Emerging Technologies

It's not a new drug, new technology or a lifestyle change, but it could have major health benefits

A health worker draws a dosage of vaccine into a syringe during a house call in the village of Kandor outside the town of Bo in the southeast region of the West African country May 24, 2011. Photo taken May 24, 2011.

This is a major challenge for health-care systems in the developing world. Image: REUTERS/Simon Akam

Muhammad Hamid Zaman
Professor of Biomedical Engineering, Boston University

While much of the world today suffers from information overload, there are still places where information is scarce. And that scarcity sometimes costs people their lives.

In the maternity ward of Zanzibar’s largest public-health facility, Mnazi Mmoja Hospital, patient data are listed on a dry-erase board. The information on the board consists of the number of women admitted, the type and severity of their conditions, and whether or not they survived.

These data may be better than nothing, but not by much. There are no dates or timestamps or long-term filing systems. With photographs of the board strictly forbidden, records last only as long as they are on it.

Zanzibar’s attitude toward health records is not unique. In fact, Zanzibar is probably more careful than many other places throughout in Africa and Asia, where data-collection systems simply do not exist.

When a country suffers from such a data deficit, its public-health policies, budgets, and strategies are decided by political expediency or guesswork. Sometimes the guesses are right, but most often they are not.

This is a major challenge for health-care systems in the developing world. Collecting accurate information on all patients (while still respecting privacy) is vital to tracking public-health threats, lapses in care, and medical errors, and is a necessary and essential condition for holding open and honest debates about health-care issues that can affect entire communities or countries.

According to a British Medical Journal analysis by Martin Makary and Michael Daniel of the Johns Hopkins University School of Medicine, in the United States, medical errors alone are the third leading cause of death, after heart disease and cancer. In the context of their analysis, medical errors could include bad doctors, poor clinical judgment, miscommunications between staff members or departments, and incorrect diagnoses.

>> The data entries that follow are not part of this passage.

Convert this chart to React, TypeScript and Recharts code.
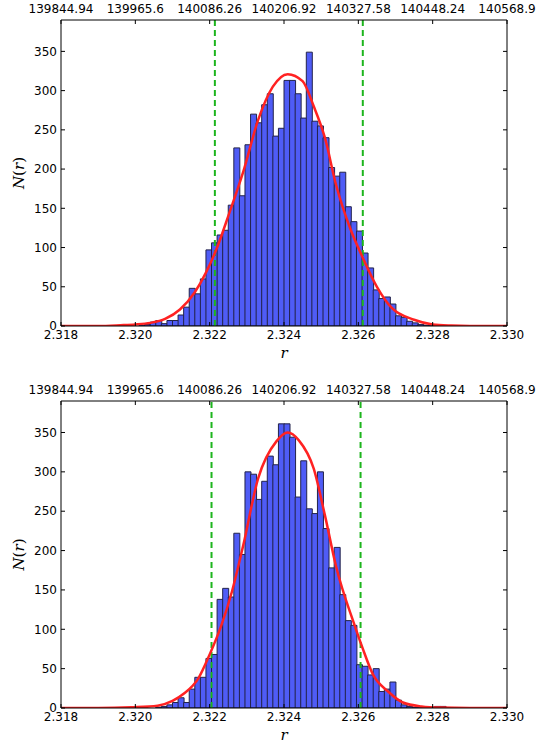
import { Bar, ComposedChart, Line, ReferenceLine, XAxis, YAxis } from 'recharts';

// bottom axis ticks (r) and the matching labels of the top axis
const rTicks = [2.318, 2.32, 2.322, 2.324, 2.326, 2.328, 2.33];
const topTickLabels = ['139844.94', '139965.6', '140086.26', '140206.92', '140327.58', '140448.24', '140568.9'];
const countTicks = [0, 50, 100, 150, 200, 250, 300, 350];

// histogram counts, 80 bins of width 0.00015 covering 2.318 .. 2.330
const topCounts = [
  0, 0, 0, 0, 0, 0, 0, 0, 0, 0,
  0, 0, 0, 0, 1, 2, 5, 7, 3, 7,
  7, 14, 24, 48, 41, 60, 97, 106, 116, 122,
  154, 227, 166, 231, 270, 259, 282, 296, 242, 252,
  313, 313, 296, 265, 349, 261, 255, 240, 202, 191,
  196, 152, 133, 121, 93, 74, 46, 35, 37, 28,
  13, 11, 6, 4, 2, 1, 1, 0, 0, 0,
  0, 0, 0, 0, 0, 0, 0, 0, 0, 0,
];
const bottomCounts = [
  0, 0, 0, 0, 0, 0, 0, 0, 0, 0,
  0, 0, 0, 0, 0, 0, 0, 1, 2, 4,
  7, 13, 7, 24, 39, 39, 63, 68, 138, 152,
  141, 222, 195, 300, 297, 265, 288, 320, 309, 361,
  361, 344, 268, 314, 253, 247, 300, 228, 178, 204,
  144, 111, 105, 55, 53, 42, 50, 21, 24, 33,
  10, 4, 2, 1, 1, 0, 1, 2, 2, 0,
  0, 0, 0, 0, 0, 0, 0, 0, 0, 0,
];

// fitted curves
const topFitR = [2.318, 2.319, 2.3196, 2.32, 2.3204, 2.3208, 2.3212, 2.3216, 2.3219, 2.3222, 2.3225, 2.3229, 2.3233, 2.3237, 2.3241, 2.3245, 2.3248, 2.3251, 2.3254, 2.3258, 2.3261, 2.3265, 2.3269, 2.3275, 2.328, 2.3285, 2.329, 2.33];
const topFitN = [0, 0, 1, 2, 4, 9, 21, 43, 68, 100, 140, 196, 262, 305, 321, 312, 280, 240, 180, 122, 89, 50, 23, 8, 2, 0.5, 0, 0];
const bottomFitR = [2.318, 2.319, 2.3199, 2.3206, 2.321, 2.3213, 2.3217, 2.322, 2.3223, 2.3226, 2.3229, 2.3233, 2.3238, 2.3241, 2.3244, 2.3248, 2.3251, 2.3254, 2.3259, 2.3261, 2.3264, 2.3268, 2.3272, 2.3277, 2.3282, 2.329, 2.33];
const bottomFitN = [0, 0, 1, 3, 9, 18, 38, 68, 103, 148, 206, 291, 339, 350, 340, 304, 245, 180, 105, 78, 42, 21, 7, 2, 0.5, 0, 0];

// dashed limits
const topCuts = [2.32214, 2.32612];
const bottomCuts = [2.32205, 2.32606];

const font = 'DejaVu Sans, sans-serif';
const tickStyle = { fontSize: 12, fill: '#000', fontFamily: font };

type PanelProps = {
  counts: number[];
  fitR: number[];
  fitN: number[];
  cuts: number[];
  top: number;
  bottom: number;
};

function Panel({ counts, fitR, fitN, cuts, top, bottom }: PanelProps) {
  const bins = counts.map((n, i) => ({ bin: i, n }));
  const fit = fitR.map((r, i) => ({ r, n: fitN[i] }));
  return (
    <ComposedChart width={538} height={374} data={bins} margin={{ top, right: 30, bottom, left: 0 }} barCategoryGap={0} barGap={0}>
      <XAxis
        xAxisId="num"
        dataKey="r"
        type="number"
        domain={[2.318, 2.33]}
        ticks={rTicks}
        interval={0}
        allowDataOverflow
        height={40}
        tickFormatter={(v: number) => v.toFixed(3)}
        tick={tickStyle}
        tickSize={-4}
        tickMargin={8}
        tickLine={{ stroke: '#000' }}
        axisLine={{ stroke: '#000' }}
        label={{
          content: (p: any) => (
            <text x={p.viewBox.x + p.viewBox.width / 2} y={p.viewBox.y + 32} textAnchor="middle" fontFamily="DejaVu Serif, serif" fontStyle="italic" fontSize={15}>
              r
            </text>
          ),
        }}
      />
      <XAxis xAxisId="bins" dataKey="bin" type="category" hide height={0} padding={{ left: 0, right: 0 }} />
      <XAxis
        xAxisId="top"
        dataKey="r"
        orientation="top"
        type="number"
        domain={[2.318, 2.33]}
        ticks={rTicks}
        interval={0}
        allowDataOverflow
        height={20}
        tickFormatter={(_v: number, i: number) => topTickLabels[i]}
        tick={tickStyle}
        tickSize={-4}
        tickMargin={11}
        tickLine={{ stroke: '#000' }}
        axisLine={{ stroke: '#000' }}
      />
      <YAxis
        yAxisId="left"
        domain={[0, 390]}
        ticks={countTicks}
        interval={0}
        allowDataOverflow
        width={61}
        tick={tickStyle}
        tickSize={-4}
        tickMargin={8}
        tickLine={{ stroke: '#000' }}
        axisLine={{ stroke: '#000' }}
        label={{
          content: (p: any) => {
            const cx = 20;
            const cy = p.viewBox.y + p.viewBox.height / 2;
            return (
              <text x={cx} y={cy} transform={`rotate(-90 ${cx} ${cy})`} textAnchor="middle" dominantBaseline="middle" fontFamily="DejaVu Serif, serif" fontSize={15}>
                <tspan fontStyle="italic">N</tspan>(<tspan fontStyle="italic">r</tspan>)
              </text>
            );
          },
        }}
      />
      <YAxis
        yAxisId="right"
        orientation="right"
        domain={[0, 390]}
        ticks={countTicks}
        interval={0}
        allowDataOverflow
        width={1}
        tickFormatter={() => ''}
        tickSize={-4}
        tickLine={{ stroke: '#000' }}
        axisLine={{ stroke: '#000' }}
      />
      <Bar xAxisId="bins" yAxisId="left" dataKey="n" fill="#4f5cf6" stroke="#23234a" strokeWidth={1} isAnimationActive={false} />
      {cuts.map((c) => (
        <ReferenceLine key={c} xAxisId="num" yAxisId="left" x={c} stroke="#1db51d" strokeWidth={2} strokeDasharray="6 4" />
      ))}
      {/* invisible copy so the top and right axes get a scale */}
      <Line
        xAxisId="top"
        yAxisId="right"
        data={fit}
        dataKey="n"
        stroke="none"
        dot={false}
        activeDot={false}
        legendType="none"
        isAnimationActive={false}
      />
      <Line
        xAxisId="num"
        yAxisId="left"
        data={fit}
        dataKey="n"
        type="monotone"
        stroke="#ff2222"
        strokeWidth={2.5}
        dot={false}
        isAnimationActive={false}
      />
    </ComposedChart>
  );
}

export default function App() {
  return (
    <div style={{ position: 'absolute', left: 0, top: 0, width: 538, height: 748, background: '#fff' }}>
      <Panel counts={topCounts} fitR={topFitR} fitN={topFitN} cuts={topCuts} top={0} bottom={8} />
      <Panel counts={bottomCounts} fitR={bottomFitR} fitN={bottomFitN} cuts={bottomCuts} top={7} bottom={0} />
    </div>
  );
}
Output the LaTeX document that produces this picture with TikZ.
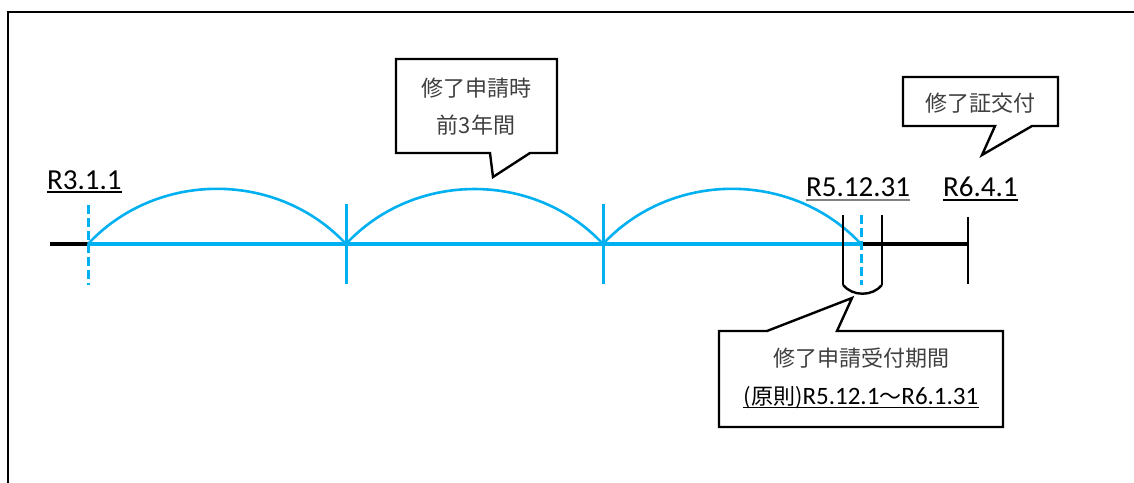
\documentclass[tikz,border=0pt]{standalone}
\usepackage{fontspec}
\setmainfont{Carlito}
\newfontfamily\jp{Noto Sans CJK JP}
\definecolor{tblue}{HTML}{00B0F0}
\definecolor{jtext}{HTML}{404040}
\begin{document}
\begin{tikzpicture}[x=1pt,y=1pt,
  bluel/.style={draw=tblue,line width=2.6pt},
  bluedash/.style={draw=tblue,line width=3pt,dash pattern=on 9pt off 4pt},
  blk/.style={draw=black,line width=2.4pt},
  bubble/.style={draw=black,line width=2.4pt,fill=white,line join=miter},
  datelab/.style={inner sep=0pt,anchor=base west,font=\fontsize{29}{34}\selectfont},
  jptext/.style={inner sep=0pt,text=jtext,font=\jp\fontsize{22}{26}\selectfont},
  uline/.style={line width=1.6pt}]
\useasboundingbox (0,0) rectangle (1134,482);
% frame
\draw[line width=2.4pt] (8,-5) -- (8,470) -- (1140,470);
% timeline coordinates
\coordinate (L) at (50,238);
\coordinate (A) at (88,238);
\coordinate (B) at (346,238);
\coordinate (C) at (603,238);
\coordinate (D) at (861,238);
\coordinate (E) at (968,238);
% black segments
\draw[line width=4.5pt] (L) -- (A);
\draw[line width=4.5pt] (D) -- (E);
% blue line
\draw[draw=tblue,line width=3.5pt] (A) -- (D);
% arcs
\draw[bluel] (A) to[out=47,in=133] (B);
\draw[bluel] (B) to[out=47,in=133] (C);
\draw[bluel] (C) to[out=47,in=133] (D);
% verticals
\draw[bluedash] (88,277) -- (88,197);
\draw[bluel,line width=3pt] (346,278) -- (346,198);
\draw[bluel,line width=3pt] (603,278) -- (603,198);
\draw[bluedash] (861,267) -- (861,197);
\coordinate (P1) at (843,197);
\coordinate (P2) at (882,197);
\draw[blk] (843,267) -- (P1);
\draw[blk] (882,267) -- (P2);
\draw[blk] (P1) to[out=-50,in=-130] (P2);
\draw[blk] (968,265) -- (968,198);
% date labels
\node[datelab] (d1) at (47,292) {R3.1.1};
\node[datelab] (d2) at (806,285) {R5.12.31};
\node[datelab] (d3) at (943,285) {R6.4.1};
\draw[uline] ([yshift=-2pt]d1.base west) -- ([yshift=-2pt]d1.base east);
\draw[uline,draw=gray] ([yshift=-3pt]d2.base west) -- ([yshift=-3pt]d2.base east);
\draw[uline] ([yshift=-3pt]d3.base west) -- ([yshift=-3pt]d3.base east);
% bubble 1
\draw[bubble] (396,423) -- (557,423) -- (557,329) -- (530,329) -- (493,305) -- (490,329) -- (396,329) -- cycle;
\node[jptext] (b1a) at (476,394) {修了申請時};
\node[jptext] (b1b) at (476,357) {前3年間};
% bubble 2
\draw[bubble] (903,405) -- (1058,405) -- (1058,356) -- (1032,356) -- (982,327) -- (995,356) -- (903,356) -- cycle;
\node[jptext] (b2) at (980,379) {修了証交付};
% bubble 3
\draw[bubble] (719,151) -- (767,151) -- (852,184) -- (837,151) -- (1003,151) -- (1003,55) -- (719,55) -- cycle;
\node[jptext] (b3a) at (861,124) {修了申請受付期間};
\node[jptext,text=black] (b3b) at (861,84) {\jp(原則)\fontspec{Carlito}\fontsize{25}{30}\selectfont R5.12.1\jp\fontsize{22}{26}\selectfont ～\fontspec{Carlito}\fontsize{25}{30}\selectfont R6.1.31};
\draw[uline] ([yshift=-2.5pt]b3b.base west) -- ([yshift=-2.5pt]b3b.base east);
\end{tikzpicture}
\end{document}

There is no reason to think this problem is confined to the US. Health-care settings in the developing world often face even steeper challenges, such as lack of technical capacity among hospital management, staff shortages, poor training, low-quality medicines, and relative impunity for medical malpractice. Unfortunately, because we have such limited data, we cannot know the extent to which any of these factors contribute to poor health outcomes and avoidable deaths in developing countries.

Aside from potentially saving countless lives, reliable data can reduce costs, financially and psychologically. The financial burden of health care in low- and middle-income countries is substantial, despite the progress that has been made in fighting HIV, malaria, and tuberculosis. Beyond these diseases, for which there is treatment and tracking, thanks partly to ample awareness, many illnesses go unidentified and continue to strain public-health services.

Understanding common causes of death is the only way to improve health care in communities with a high disease burden, patriarchal hierarchies, and large and dispersed rural populations that rely on traditional medicine. In these settings, patient interactions with doctors are rare, so it is important to collect records on them at every opportunity.

Different societies have different health-care needs, and fully comprehending what they are is no easy task. But we can begin the process with three steps.

The first is to create awareness within communities. All people want healthy and productive lives for themselves and their loved ones, so they will welcome new insights into why people in their community die or get sick. With the advent of citizen journalism and social media, even in poor countries, public-awareness campaigns are now more affordable than ever.

The second step is to devise better ways to collect data. Many developing countries lack the funds, infrastructure, and training needed to use sophisticated data-collection tools; but that doesn’t mean they can’t make significant improvements in data collection. As Atul Gawande of Harvard University’s School of Public Health has shown, simple checklists can be effective in both collecting data and making better decisions. If health-care workers and policymakers know which data are useful and why, they will already be in a better position to change public-health outcomes.

The final step is to establish transparent oversight of the data being collected. Some data may point to politically inconvenient or counterintuitive conclusions, and politicians could be tempted to sweep it under the rug. In the age of social media and open-access journals, we should demand that newly collected data be made available to a broad range of people researching public-health issues and working in health-care settings.

Ultimately, we may not be able to prevent deaths caused by certain illnesses. But with more information, it is within our power to prevent those deaths that are caused by our own complacency or incompetence.